Include in the output only the lines from the opening of the records through the line containing "const elasticN = [0, 300];", each printed exactly; pictures are omitted.

Records with drawing code
<<<<

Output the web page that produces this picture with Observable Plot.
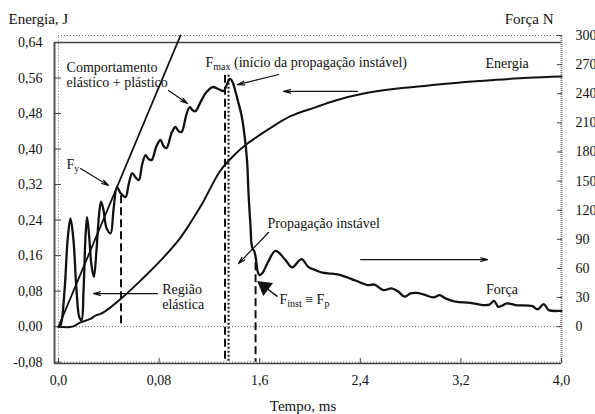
<!DOCTYPE html>
<html><head><meta charset="utf-8">
<script src="https://cdn.jsdelivr.net/npm/d3@7"></script>
<script src="https://cdn.jsdelivr.net/npm/@observablehq/plot@0.6"></script>
<style>body{margin:0;background:#fff}</style>
</head><body><div id="chart"></div>
<script>
// ---- data ----
const forceTime = [0,0.016,0.048,0.072,0.095,0.119,0.143,0.167,0.183,0.199,0.215,0.227,0.243,0.262,0.281,0.302,0.322,0.338,0.358,0.382,0.414,0.437,0.465,0.493,0.533,0.557,0.586,0.612,0.639,0.664,0.692,0.716,0.740,0.779,0.811,0.835,0.859,0.899,0.930,0.954,0.978,1.018,1.044,1.066,1.089,1.129,1.177,1.225,1.272,1.312,1.340,1.364,1.384,1.404,1.431,1.455,1.479,1.499,1.511,1.527,1.539,1.559,1.571,1.583,1.599,1.622,1.662,1.726,1.805,1.858,1.932,1.988,2.044,2.099,2.171,2.243,2.322,2.402,2.457,2.513,2.584,2.648,2.704,2.751,2.799,2.847,2.903,2.982,3.030,3.078,3.157,3.276,3.372,3.427,3.463,3.499,3.568,3.634,3.769,3.809,3.859,3.899,3.992,4.0];
const forceN = [0,1.5,37.6,89,111.5,89,37.6,8.8,6.7,37.6,94,112.9,94,63.4,51.3,78.9,115,128.7,120,101.5,96.1,120,143.8,137.6,133.5,146,158.2,154,151,166.5,176.8,172.7,171.6,186,192.3,186,184,199.5,205.7,201.5,200.5,219,226.3,223,222,231.4,241.8,246.9,244.8,242.8,250,255.2,252,243.8,230.4,218,197.4,171.6,137.6,102.6,82,76.8,68.6,57.2,53.1,55.2,65.5,78.1,68.6,61.0,69.6,61.3,58.2,55.7,54.6,53.1,49.5,45.4,42.8,43.3,37.6,39.4,35.9,30.9,34.2,34.8,33.2,30.1,32.5,29.1,25.8,24.5,22.2,22.7,26.5,20.4,23.9,22.2,21.1,17.7,23.2,17.0,16.3,16.3];
const energyTime = [0,0.111,0.175,0.254,0.294,0.334,0.414,0.507,0.652,0.811,0.970,1.129,1.288,1.392,1.487,1.662,1.845,2.043,2.203,2.417,2.680,2.942,3.213,3.475,3.738,4.0];
const energyJ = [0,0,0.0097,0.0174,0.025,0.0286,0.0435,0.0654,0.1037,0.1487,0.2006,0.2704,0.3516,0.385,0.409,0.443,0.474,0.494,0.5093,0.5244,0.5357,0.5431,0.5505,0.5559,0.5605,0.5634];
const elasticTime = [0, 0.97];
const elasticN = [0, 300];

const energyTicks = [-0.08,0,0.08,0.16,0.24,0.32,0.40,0.48,0.56,0.64];
const energyTickLabels = ["-0,08","0,00","0,08","0,16","0,24","0,32","0,40","0,48","0,56","0,64"];
const forceTicks = [0,30,60,90,120,150,180,210,240,270,300];
const timeTicks = [0,0.8,1.6,2.4,3.2,4.0];
const timeTickLabels = ["0,0","0,08","1,6","2,4","3,2","4,0"];

// vertical markers (energy units)
const dashTime = [0.497, 1.324, 1.567];
const dashTop = [0.295, 0.566, 0.144];
const dashBottom = [0, -0.08, -0.08];
const dotTime = [1.352];
const dotTop = [0.566];
const dotBottom = [-0.08];

// annotations
const noteText = ["Comportamento\nelástico + plástico","F_{y}","F_{max} (início da propagação instável)","Energia","Propagação instável","Região\nelástica","F_{inst} ≡ F_{p}","Força"];
const noteTime = [0.064,0.064,1.169,3.396,1.662,0.825,1.757,3.400];
const noteEnergy = [0.5668,0.367,0.595,0.593,0.234,0.0682,0.063,0.0834];

const arrowT1 = [0.875,0.175,1.750,2.378,1.670,0.787,2.402];
const arrowE1 = [0.532,0.356,0.568,0.530,0.212,0.0744,0.151];
const arrowT2 = [1.026,0.398,1.423,1.789,1.431,0.278,3.412];
const arrowE2 = [0.5025,0.318,0.545,0.530,0.142,0.0744,0.151];

const boldT1 = [1.742], boldE1 = [0.0676], boldT2 = [1.638], boldE2 = [0.090];

// ---- build ----
const k = 0.97/443.75; // J per N on the shared vertical scale
const xMin = -0.032, xMax = 4.0, yMin = -0.083, yMax = 0.64;
const fTop = forceTicks[forceTicks.length-1]*k;
const force = forceTime.map((t,i)=>({t, v: forceN[i]*k}));
const energy = energyTime.map((t,i)=>({t, v: energyJ[i]}));
const elastic = elasticTime.map((t,i)=>({t, v: elasticN[i]*k}));
const dashes = dashTime.map((t,i)=>({t, y1: dashTop[i], y2: dashBottom[i]}));
const dots = dotTime.map((t,i)=>({t, y1: dotTop[i], y2: dotBottom[i]}));
const notes = noteText.map((s,i)=>({s, t: noteTime[i], v: noteEnergy[i]}));
const arrows = arrowT1.map((t,i)=>({x1:t, y1:arrowE1[i], x2:arrowT2[i], y2:arrowE2[i]}));
const bold = boldT1.map((t,i)=>({x1:t, y1:boldE1[i], x2:boldT2[i], y2:boldE2[i]}));
const ink = "#111";
const serif = "Liberation Serif";

const chart = Plot.plot({
  width: 595, height: 414,
  marginLeft: 54, marginRight: 34, marginTop: 42, marginBottom: 51,
  x: {domain: [xMin, xMax], label: null},
  y: {domain: [yMin, yMax], label: null},
  style: {fontFamily: serif, fontSize: "14px", color: ink, background: "#fff"},
  marks: [
    Plot.ruleY([fTop, 0, -0.08], {x1: 0, x2: xMax, stroke: "#666", strokeWidth: 1, strokeDasharray: "1,2"}),
    Plot.ruleX([0], {y1: -0.08, y2: fTop, stroke: "#666", strokeWidth: 1, strokeDasharray: "1,2"}),
    Plot.ruleX([xMin], {y1: yMin, y2: yMax, stroke: "#555", strokeWidth: 2}),
    Plot.ruleY([yMax, yMin], {x1: xMin, x2: xMax, stroke: "#444", strokeWidth: 1.5}),
    Plot.ruleX([xMax], {y1: yMin, y2: fTop, stroke: "#777", strokeWidth: 2, strokeDasharray: "1,1"}),
    Plot.axisY(energyTicks, {anchor: "left", tickSize: -7, tickPadding: 19, label: null, stroke: "#444",
      tickFormat: d => energyTickLabels[energyTicks.indexOf(d)], fontSize: 14, fontFamily: serif}),
    Plot.axisY(forceTicks.map(f => f*k), {anchor: "right", tickSize: -5, tickPadding: 19, label: null, stroke: "#444",
      tickFormat: d => String(Math.round(d/k)), fontSize: 14, fontFamily: serif}),
    Plot.axisX(timeTicks, {anchor: "bottom", tickSize: -5, tickPadding: 17, label: null, stroke: "#444",
      tickFormat: d => timeTickLabels[timeTicks.indexOf(d)], fontSize: 14, fontFamily: serif}),
    Plot.ruleX(dashes, {x: "t", y1: "y1", y2: "y2", stroke: ink, strokeWidth: 2, strokeDasharray: "8,4"}),
    Plot.ruleX(dots, {x: "t", y1: "y1", y2: "y2", stroke: ink, strokeWidth: 2, strokeDasharray: "2,2"}),
    Plot.line(elastic, {x: "t", y: "v", stroke: ink, strokeWidth: 1.8}),
    Plot.line(energy, {x: "t", y: "v", stroke: ink, strokeWidth: 2, curve: "catmull-rom"}),
    Plot.line(force, {x: "t", y: "v", stroke: ink, strokeWidth: 2.3, curve: "catmull-rom"}),
    Plot.arrow(arrows, {x1: "x1", y1: "y1", x2: "x2", y2: "y2", bend: 0, stroke: ink, strokeWidth: 1.2, headLength: 9, headAngle: 30}),
    Plot.link(bold, {x1: "x1", y1: "y1", x2: "x2", y2: "y2", stroke: ink, strokeWidth: 1.4}),
    Plot.dot(bold, {x: "x2", y: "y2", symbol: "triangle", r: 5, fill: ink, stroke: ink, rotate: -53}),
    Plot.text(notes, {x: "t", y: "v", text: "s", textAnchor: "start", lineAnchor: "middle", lineHeight: 1.08, fontSize: 14, fontFamily: serif, fill: ink}),
    Plot.text(["Energia, J"], {frameAnchor: "top-left", dx: -46, dy: -23, textAnchor: "start", lineAnchor: "middle", fontSize: 15, fontFamily: serif, fill: ink}),
    Plot.text(["Força N"], {frameAnchor: "top-right", dx: -8, dy: -23, textAnchor: "end", lineAnchor: "middle", fontSize: 15, fontFamily: serif, fill: ink}),
    Plot.text(["Tempo, ms"], {frameAnchor: "bottom", dx: -5, dy: 43, textAnchor: "middle", lineAnchor: "middle", fontSize: 15, fontFamily: serif, fill: ink})
  ]
});

// subscripts: F_{max} etc.
chart.querySelectorAll("text").forEach(el => {
  if (el.querySelector("tspan")) return;
  const s = el.textContent;
  if (!s.includes("_{")) return;
  el.textContent = "";
  let shifted = false;
  s.split(/(_\{[^}]*\})/).forEach(p => {
    if (!p) return;
    const ts = document.createElementNS("http://www.w3.org/2000/svg", "tspan");
    if (p.startsWith("_{")) {
      ts.textContent = p.slice(2, -1);
      ts.setAttribute("font-size", "10");
      ts.setAttribute("dy", "3");
      shifted = true;
    } else {
      ts.textContent = p;
      if (shifted) { ts.setAttribute("dy", "-3"); shifted = false; }
    }
    el.appendChild(ts);
  });
});
document.getElementById("chart").appendChild(chart);
</script>
</body></html>
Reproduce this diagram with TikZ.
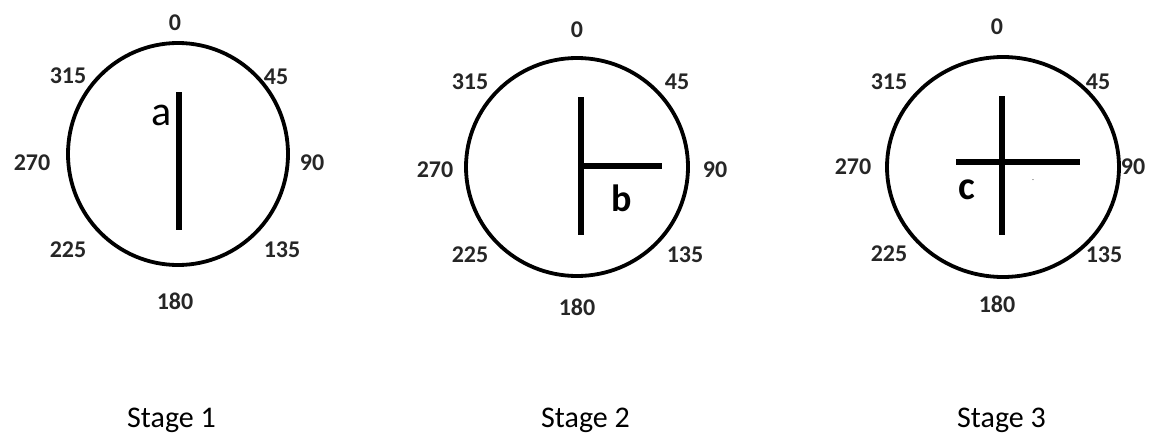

>>>>

Result for this exercise:
Output the web page that produces this picture with Observable Plot.
<!DOCTYPE html>
<html><head><meta charset="utf-8">
<script src="https://cdn.jsdelivr.net/npm/d3@7"></script>
<script src="https://cdn.jsdelivr.net/npm/@observablehq/plot@0.6"></script>
<style>body{margin:0;background:#fff}</style>
</head><body><div id="chart"></div>
<script>
// ---- data ----
const forceTime = [0,0.016,0.048,0.072,0.095,0.119,0.143,0.167,0.183,0.199,0.215,0.227,0.243,0.262,0.281,0.302,0.322,0.338,0.358,0.382,0.414,0.437,0.465,0.493,0.533,0.557,0.586,0.612,0.639,0.664,0.692,0.716,0.740,0.779,0.811,0.835,0.859,0.899,0.930,0.954,0.978,1.018,1.044,1.066,1.089,1.129,1.177,1.225,1.272,1.312,1.340,1.364,1.384,1.404,1.431,1.455,1.479,1.499,1.511,1.527,1.539,1.559,1.571,1.583,1.599,1.622,1.662,1.726,1.805,1.858,1.932,1.988,2.044,2.099,2.171,2.243,2.322,2.402,2.457,2.513,2.584,2.648,2.704,2.751,2.799,2.847,2.903,2.982,3.030,3.078,3.157,3.276,3.372,3.427,3.463,3.499,3.568,3.634,3.769,3.809,3.859,3.899,3.992,4.0];
const forceN = [0,1.5,37.6,89,111.5,89,37.6,8.8,6.7,37.6,94,112.9,94,63.4,51.3,78.9,115,128.7,120,101.5,96.1,120,143.8,137.6,133.5,146,158.2,154,151,166.5,176.8,172.7,171.6,186,192.3,186,184,199.5,205.7,201.5,200.5,219,226.3,223,222,231.4,241.8,246.9,244.8,242.8,250,255.2,252,243.8,230.4,218,197.4,171.6,137.6,102.6,82,76.8,68.6,57.2,53.1,55.2,65.5,78.1,68.6,61.0,69.6,61.3,58.2,55.7,54.6,53.1,49.5,45.4,42.8,43.3,37.6,39.4,35.9,30.9,34.2,34.8,33.2,30.1,32.5,29.1,25.8,24.5,22.2,22.7,26.5,20.4,23.9,22.2,21.1,17.7,23.2,17.0,16.3,16.3];
const energyTime = [0,0.111,0.175,0.254,0.294,0.334,0.414,0.507,0.652,0.811,0.970,1.129,1.288,1.392,1.487,1.662,1.845,2.043,2.203,2.417,2.680,2.942,3.213,3.475,3.738,4.0];
const energyJ = [0,0,0.0097,0.0174,0.025,0.0286,0.0435,0.0654,0.1037,0.1487,0.2006,0.2704,0.3516,0.385,0.409,0.443,0.474,0.494,0.5093,0.5244,0.5357,0.5431,0.5505,0.5559,0.5605,0.5634];
const elasticTime = [0, 0.97];
const elasticN = [0, 300];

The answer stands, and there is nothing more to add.